The Vermont State Police are stepping up patrols in an effort to reduce traffic fatalities across the state. Law enforcement officers say they’re concerned, because while the number of crashes is not on the rise this year, the severity of the accidents has gotten much worse.
Last year, there were 55 traffic fatalities on Vermont’s roads. This year 50 people have already died and there’s still four months left in the year.
Lt. John Flannigan is the traffic safety commander for the state police. He hopes to get the message out that the severity of accidents has increased dramatically in just the last year.
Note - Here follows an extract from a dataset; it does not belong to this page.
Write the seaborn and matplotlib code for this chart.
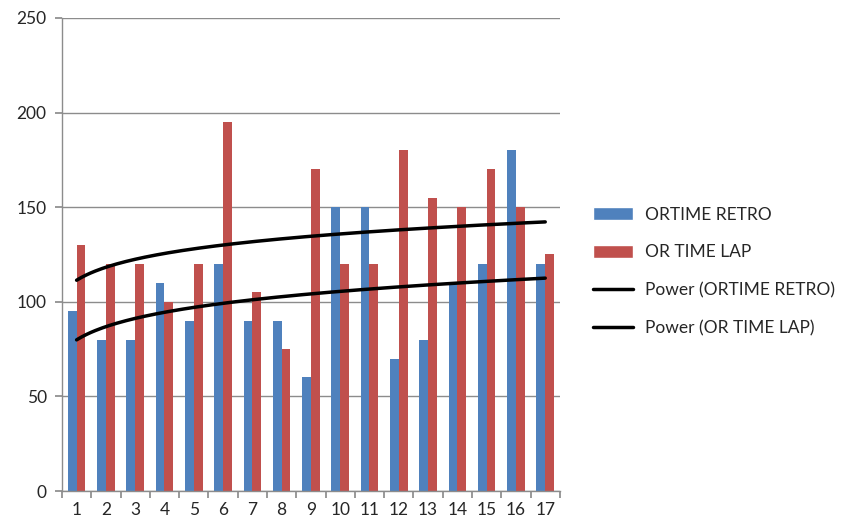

"Right now as far as we can tell, we’re on a pace of about an average year and not different from what we had last year on overall motor vehicle crashes," said Flannigan. "However our fatalities are much higher than last year."
Flannigan says there are three factors that contribute to virtually every traffic fatality.
"They are occupants not wearing seat belts, drivers operating impaired by either alcohol and or other substances, and the sped that they are traveling. Many in these crashes that are killed as a result are driving too fast."
Flannigan says the state police launched additional enforcement patrols at the beginning of the summer and he thinks they may be having some impact.
"We’ve run well over 40 of those special teams and events throughout the state since July 4th and we will be continuing through the end of Labor Day weekend," said Flannigan. "We’ll also be stepping up enforcement with our Operation Care Friday through Monday over Labor Day weekend with extra officers on the road."
Flannigan says his goal is not to write more traffic tickets but to persuade people to drive more responsibly.
"We’re pleading to the public to drive safely, drive responsibly, and we’re working towards zero deaths. That really is our ultimate goal."
Flannigan says there’s been a recent improvement in traffic safety. He says the number of fatalities during the month of August is below the three-year average.